What you should do: Retype the opening lines of the data exactly, stopping after the line that contains "import pandas as pd". Skip every picture.

Raw data:
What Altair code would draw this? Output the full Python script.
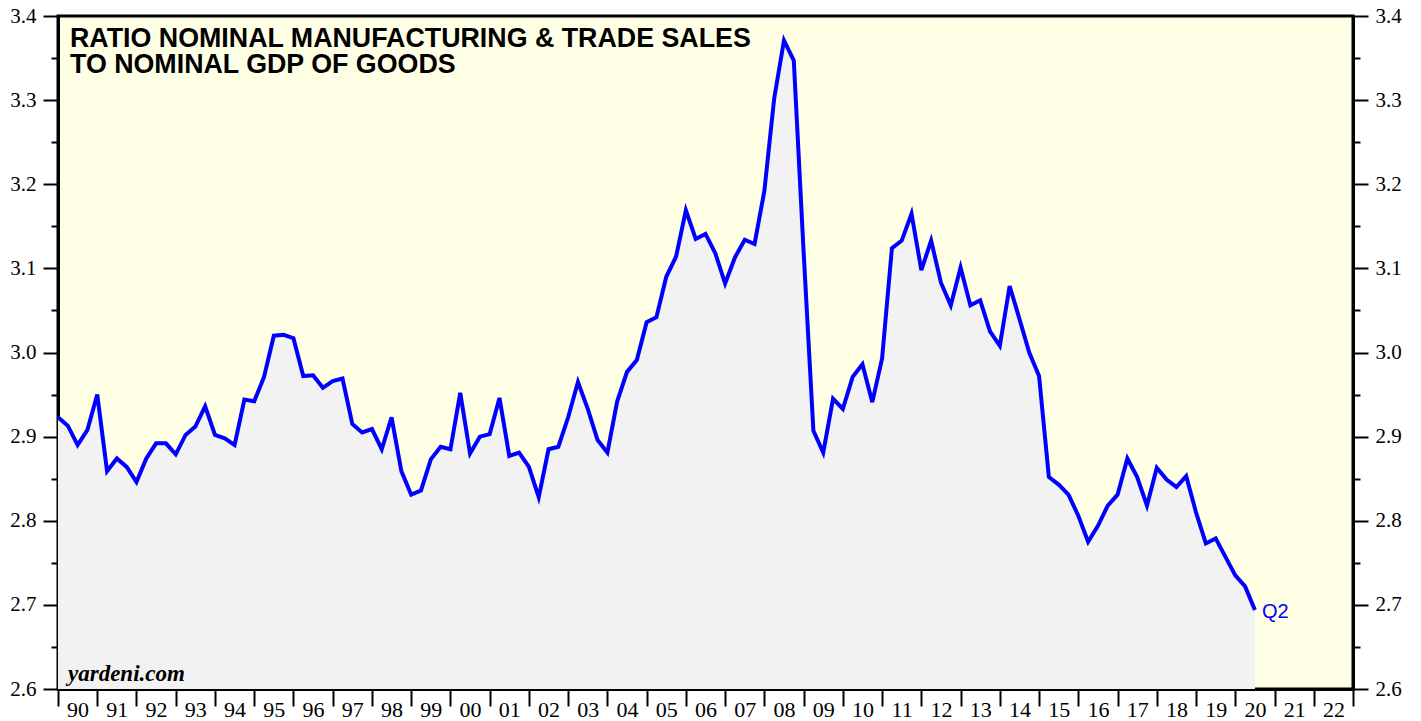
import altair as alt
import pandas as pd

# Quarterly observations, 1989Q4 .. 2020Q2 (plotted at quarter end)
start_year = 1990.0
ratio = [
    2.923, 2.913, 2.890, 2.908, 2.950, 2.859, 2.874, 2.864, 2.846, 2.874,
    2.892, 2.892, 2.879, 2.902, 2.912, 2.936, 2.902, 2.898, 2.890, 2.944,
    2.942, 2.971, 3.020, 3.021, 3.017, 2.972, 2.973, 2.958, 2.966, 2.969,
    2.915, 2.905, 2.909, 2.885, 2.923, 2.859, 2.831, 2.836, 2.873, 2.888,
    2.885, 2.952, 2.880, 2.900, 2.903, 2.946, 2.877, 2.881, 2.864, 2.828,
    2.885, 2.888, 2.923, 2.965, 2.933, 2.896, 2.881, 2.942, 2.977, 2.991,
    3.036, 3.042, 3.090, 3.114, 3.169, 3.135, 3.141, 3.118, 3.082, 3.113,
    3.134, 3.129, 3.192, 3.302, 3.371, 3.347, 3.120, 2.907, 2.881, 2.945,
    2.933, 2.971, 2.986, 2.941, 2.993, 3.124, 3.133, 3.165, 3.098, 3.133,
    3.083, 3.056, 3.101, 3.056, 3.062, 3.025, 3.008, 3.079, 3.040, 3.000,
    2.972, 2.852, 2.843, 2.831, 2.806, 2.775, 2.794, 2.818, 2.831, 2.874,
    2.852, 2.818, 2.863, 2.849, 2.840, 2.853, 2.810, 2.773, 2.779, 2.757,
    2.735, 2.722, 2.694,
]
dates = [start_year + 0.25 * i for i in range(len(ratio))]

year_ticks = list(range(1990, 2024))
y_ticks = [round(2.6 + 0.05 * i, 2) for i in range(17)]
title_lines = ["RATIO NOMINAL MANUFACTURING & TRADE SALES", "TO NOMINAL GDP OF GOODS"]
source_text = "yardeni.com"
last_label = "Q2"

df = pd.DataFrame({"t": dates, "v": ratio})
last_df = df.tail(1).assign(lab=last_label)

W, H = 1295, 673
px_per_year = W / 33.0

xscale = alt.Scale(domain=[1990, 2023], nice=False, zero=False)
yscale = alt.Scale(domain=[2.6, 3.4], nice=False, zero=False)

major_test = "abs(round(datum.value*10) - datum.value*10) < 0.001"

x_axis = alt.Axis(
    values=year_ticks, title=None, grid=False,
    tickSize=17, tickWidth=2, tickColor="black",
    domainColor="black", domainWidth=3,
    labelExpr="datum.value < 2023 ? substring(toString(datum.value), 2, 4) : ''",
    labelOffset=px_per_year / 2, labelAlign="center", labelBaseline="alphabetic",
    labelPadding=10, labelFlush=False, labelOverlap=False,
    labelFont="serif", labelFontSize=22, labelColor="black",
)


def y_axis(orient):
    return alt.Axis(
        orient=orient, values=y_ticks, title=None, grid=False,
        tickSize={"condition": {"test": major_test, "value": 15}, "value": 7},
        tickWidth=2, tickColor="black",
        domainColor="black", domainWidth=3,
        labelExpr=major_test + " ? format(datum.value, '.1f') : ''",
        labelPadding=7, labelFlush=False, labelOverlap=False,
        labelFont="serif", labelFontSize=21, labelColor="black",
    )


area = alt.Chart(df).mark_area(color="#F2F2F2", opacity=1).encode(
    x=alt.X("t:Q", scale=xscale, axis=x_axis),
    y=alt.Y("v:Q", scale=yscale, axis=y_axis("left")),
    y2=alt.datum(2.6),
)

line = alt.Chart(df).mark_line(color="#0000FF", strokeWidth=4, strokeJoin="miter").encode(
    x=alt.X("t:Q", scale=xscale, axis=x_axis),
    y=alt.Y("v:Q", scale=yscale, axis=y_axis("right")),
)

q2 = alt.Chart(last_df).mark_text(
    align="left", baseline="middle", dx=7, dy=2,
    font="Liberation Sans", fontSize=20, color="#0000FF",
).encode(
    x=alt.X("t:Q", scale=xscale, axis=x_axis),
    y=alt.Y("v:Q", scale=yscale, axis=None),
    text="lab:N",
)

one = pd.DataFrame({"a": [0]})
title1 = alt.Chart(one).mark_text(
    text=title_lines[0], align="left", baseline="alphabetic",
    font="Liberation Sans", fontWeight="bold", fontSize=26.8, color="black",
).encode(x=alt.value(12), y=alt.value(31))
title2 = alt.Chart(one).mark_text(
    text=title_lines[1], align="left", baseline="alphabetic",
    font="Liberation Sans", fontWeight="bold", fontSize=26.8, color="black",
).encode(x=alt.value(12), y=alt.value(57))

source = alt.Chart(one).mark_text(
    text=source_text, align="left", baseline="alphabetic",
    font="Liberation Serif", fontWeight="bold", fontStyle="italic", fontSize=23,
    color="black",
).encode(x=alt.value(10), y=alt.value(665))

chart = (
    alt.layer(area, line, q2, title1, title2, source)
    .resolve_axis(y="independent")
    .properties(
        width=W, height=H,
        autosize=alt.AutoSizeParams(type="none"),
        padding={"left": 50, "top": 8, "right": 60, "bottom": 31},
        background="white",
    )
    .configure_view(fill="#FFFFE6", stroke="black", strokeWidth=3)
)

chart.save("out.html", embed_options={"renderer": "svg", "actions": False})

Exercise answer:
What Altair code would draw this? Output the full Python script.
import altair as alt
import pandas as pd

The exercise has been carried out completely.